Observons bien qu’ici, il n’était nullement question de prendre. Il suffisait de recevoir et de rendre. Rendre et non pas prendre. Rendre des fruits nouveaux. Rendre des fruits en supplément. Rendre plus que ce qu’on a reçu. Faire vivre et non pas tuer. Faire vivre pour pouvoir rendre.

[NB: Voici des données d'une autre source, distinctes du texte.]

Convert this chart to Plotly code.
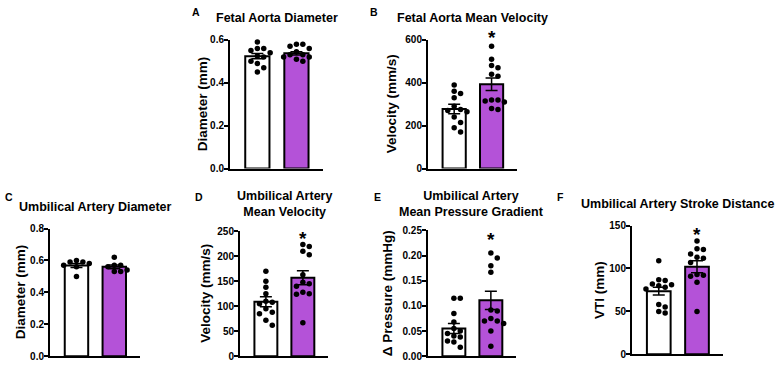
import plotly.graph_objects as go

W, H = 780, 368
FONT = "Liberation Sans, Arial, sans-serif"
PURPLE = "#B452D8"

# ---------------- data ----------------
# A: Fetal aorta diameter (mm)
fa_diam_ctrl = [0.59, 0.56, 0.56, 0.55, 0.54, 0.525, 0.52, 0.50, 0.49, 0.47, 0.45]
fa_diam_trt = [0.58, 0.58, 0.57, 0.56, 0.545, 0.53, 0.53, 0.52, 0.52, 0.51, 0.50]
fa_diam_mean = [0.524, 0.537]
fa_diam_sem = [0.012, 0.008]

# B: Fetal aorta mean velocity (mm/s)
fa_vel_ctrl = [390, 360, 350, 330, 290, 275, 270, 265, 240, 215, 190, 170]
fa_vel_trt = [570, 510, 480, 470, 440, 430, 320, 315, 310, 320, 275, 280]
fa_vel_mean = [278, 393]
fa_vel_sem = [22, 29]

# C: Umbilical artery diameter (mm)
ua_diam_ctrl = [0.60, 0.59, 0.59, 0.58, 0.57, 0.56, 0.50]
ua_diam_trt = [0.62, 0.57, 0.57, 0.56, 0.54, 0.53, 0.53]
ua_diam_mean = [0.568, 0.560]
ua_diam_sem = [0.012, 0.012]

# D: Umbilical artery mean velocity (mm/s)
ua_vel_ctrl = [170, 150, 138, 125, 110, 108, 105, 95, 88, 85, 72, 62]
ua_vel_trt = [224, 220, 210, 203, 163, 148, 145, 140, 128, 125, 124, 67]
ua_vel_mean = [109, 157]
ua_vel_sem = [10, 14]

# E: Umbilical artery mean pressure gradient (mmHg)
ua_pg_ctrl = [0.115, 0.115, 0.085, 0.068, 0.055, 0.045, 0.050, 0.040, 0.038, 0.030, 0.028, 0.018]
ua_pg_trt = [0.205, 0.195, 0.180, 0.167, 0.092, 0.090, 0.075, 0.070, 0.070, 0.065, 0.050, 0.020]
ua_pg_mean = [0.055, 0.111]
ua_pg_sem = [0.010, 0.018]

# F: Umbilical artery stroke distance VTI (mm)
ua_vti_ctrl = [109, 87, 86, 82, 81, 80, 78, 76, 58, 55, 50, 48]
ua_vti_trt = [132, 123, 122, 117, 113, 112, 107, 93, 92, 91, 84, 50]
ua_vti_mean = [73.5, 102]
ua_vti_sem = [4.5, 7]

titles = ["Fetal Aorta Diameter", "Fetal Aorta Mean Velocity", "Umbilical Artery Diameter",
          "Umbilical Artery<br>Mean Velocity", "Umbilical Artery<br>Mean Pressure Gradient",
          "Umbilical Artery Stroke Distance"]
letters = ["A", "B", "C", "D", "E", "F"]
ytitles = ["Diameter (mm)", "Velocity (mm/s)", "Diameter (mm)", "Velocity (mm/s)",
           "Δ Pressure (mmHg)", "VTI (mm)"]
ytick_vals = [[0, 0.2, 0.4, 0.6], [0, 200, 400, 600], [0, 0.2, 0.4, 0.6, 0.8],
              [0, 50, 100, 150, 200, 250], [0, 0.05, 0.10, 0.15, 0.20, 0.25], [0, 50, 100, 150]]
ytick_fmt = [".1f", "d", ".1f", "d", ".2f", "d"]
star_y = [None, 632, None, 245, 0.2415, 146]   # asterisk heights (None = no asterisk)

panels_ctrl = [fa_diam_ctrl, fa_vel_ctrl, ua_diam_ctrl, ua_vel_ctrl, ua_pg_ctrl, ua_vti_ctrl]
panels_trt = [fa_diam_trt, fa_vel_trt, ua_diam_trt, ua_vel_trt, ua_pg_trt, ua_vti_trt]
panels_mean = [fa_diam_mean, fa_vel_mean, ua_diam_mean, ua_vel_mean, ua_pg_mean, ua_vti_mean]
panels_sem = [fa_diam_sem, fa_vel_sem, ua_diam_sem, ua_vel_sem, ua_pg_sem, ua_vti_sem]

# ---------------- layout geometry (pixels) ----------------
boxes = [(230, 323, 35, 168), (428, 517, 35, 168), (50, 140, 230, 362),
         (240, 328, 233, 362), (428, 516, 232, 362), (632, 723, 227, 360)]
ytitle_x = [202, 391, 20, 206, 387, 600]
title_y = [12, 12, 208, 205, 205, 205]
letter_pos = [(190, 6), (368, 6), (3, 197), (193, 197), (372, 197), (555, 197)]
XR = [-0.7, 1.68]
BAR_W = 0.62

fig = go.Figure()
annotations = []


def swarm(vals, ppu, unit_px, step=6.4, dmin=5.8):
    placed = []
    offs = [0.0] * len(vals)
    order = sorted(range(len(vals)), key=lambda i: -vals[i])
    cands = [0]
    for k in range(1, 8):
        cands += [k * step, -k * step]
    for i in order:
        ypx = vals[i] * ppu
        for c in cands:
            if all((c - px) ** 2 + (ypx - py) ** 2 >= dmin ** 2 for px, py in placed):
                placed.append((c, ypx))
                offs[i] = c / unit_px
                break
    return offs


for p in range(6):
    n = "" if p == 0 else str(p + 1)
    xl, xr, yt, yb = boxes[p]
    ymax = ytick_vals[p][-1]
    ppu = (yb - yt) / ymax
    unit_px = (xr - xl) / (XR[1] - XR[0])
    ydom = [1 - yb / H, 1 - yt / H]
    fig.add_trace(go.Bar(
        x=[0, 1], y=panels_mean[p], width=BAR_W,
        marker=dict(color=["white", PURPLE], line=dict(color="black", width=2)),
        error_y=dict(type="data", array=panels_sem[p], color="black", thickness=1.5, width=6),
        xaxis="x" + n, yaxis="y" + n, showlegend=False, hoverinfo="skip"))
    for g, vals in enumerate([panels_ctrl[p], panels_trt[p]]):
        offs = swarm(vals, ppu, unit_px)
        fig.add_trace(go.Scatter(
            x=[g + o for o in offs], y=vals, mode="markers",
            marker=dict(color="black", size=5.5),
            xaxis="x" + n, yaxis="y" + n, showlegend=False, cliponaxis=False))
    fig.layout["xaxis" + n] = dict(
        domain=[xl / W, xr / W], anchor="y" + n, range=XR, showline=True, linewidth=2,
        linecolor="black", showticklabels=False, ticks="", showgrid=False, zeroline=False,
        fixedrange=True)
    fig.layout["yaxis" + n] = dict(
        domain=ydom, anchor="x" + n, range=[0, ymax], showline=True,
        linewidth=2, linecolor="black", ticks="outside", ticklen=4, tickwidth=1.5,
        tickcolor="black", tickvals=ytick_vals[p], tickformat=ytick_fmt[p],
        ticklabelstandoff=-2,
        tickfont=dict(family=FONT, size=10, color="black", weight="bold"),
        showgrid=False, zeroline=False, fixedrange=True)
    xc = (xl + xr) / 2
    annotations.append(dict(
        x=xc / W, y=1 - title_y[p] / H, xref="paper", yref="paper", text="<b>" + titles[p] + "</b>",
        showarrow=False, xanchor="center", yanchor="middle",
        font=dict(family=FONT, size=12.5, color="black")))
    annotations.append(dict(
        x=letter_pos[p][0] / W, y=1 - letter_pos[p][1] / H, xref="paper", yref="paper",
        text="<b>" + letters[p] + "</b>", showarrow=False, xanchor="left", yanchor="middle",
        font=dict(family=FONT, size=10.5, color="black")))
    annotations.append(dict(
        x=ytitle_x[p] / W, y=1 - (yt + yb) / 2 / H, xref="paper", yref="paper",
        text="<b>" + ytitles[p] + "</b>", textangle=-90, showarrow=False,
        xanchor="center", yanchor="middle", font=dict(family=FONT, size=13.5, color="black")))
    if star_y[p] is not None:
        # convert the asterisk's data height to paper coordinates (it may sit above the axis top)
        yp = ydom[0] + star_y[p] / ymax * (ydom[1] - ydom[0])
        annotations.append(dict(
            x=1, y=yp, xref="x" + n, yref="paper", text="<b>*</b>", showarrow=False,
            xanchor="center", yanchor="middle", yshift=-5,
            font=dict(family=FONT, size=19, color="black")))

fig.update_layout(
    width=W, height=H, margin=dict(l=0, r=0, t=0, b=0), paper_bgcolor="white",
    plot_bgcolor="white", annotations=annotations, barmode="overlay",
    font=dict(family=FONT, color="black"))

fig.write_html("out.html", config={"displayModeBar": False},
               post_script="document.body.style.margin='0';")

Cette opposition établie dans la parabole entre ce qui aurait dû se passer et ce qui s’est passé sert à apprendre quelque chose du Royaume de Dieu. Le Royaume advient dans la production. Jamais dans la possession. Et la production, elle est de l’ordre de l’échange. Quelqu’un donne, quelqu’un reçoit et rend plus que ce qu’il a reçu : des fruits en abondance. Le Royaume, c’est de la nouveauté qui se crée. Mais, nous enseigne le texte, le Royaume ne va pas de soi. Le quotidien des êtres humains est fait de toutes sortes de rejets et de morts.

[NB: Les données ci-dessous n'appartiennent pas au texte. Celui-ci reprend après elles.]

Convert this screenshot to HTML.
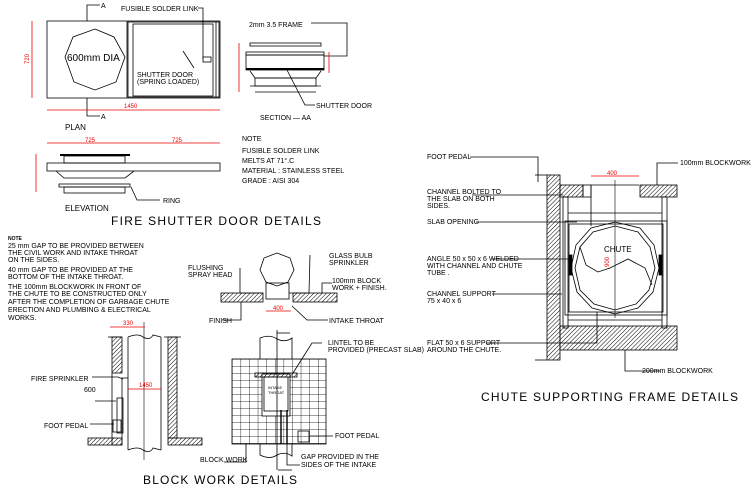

Il y a, en effet, bien des façons de se conduire en meurtrier : par la parole, par le mépris, par la moquerie, par exemple. Comme il y a bien des façons de voler autrui : en le mettant hors circuit ou en lui jetant la pierre, par exemple. C’est bien ce qui est symbolisé par cet héritier, dans la parabole, tué à coups de pierres et lui-même pierre rejetée de la propriété vinicole.
Mais si nous nous arrêtions ici, nous pourrions considérer que cette parabole est totalement démoralisante. Elle enseignerait combien nous sommes loin du Royaume.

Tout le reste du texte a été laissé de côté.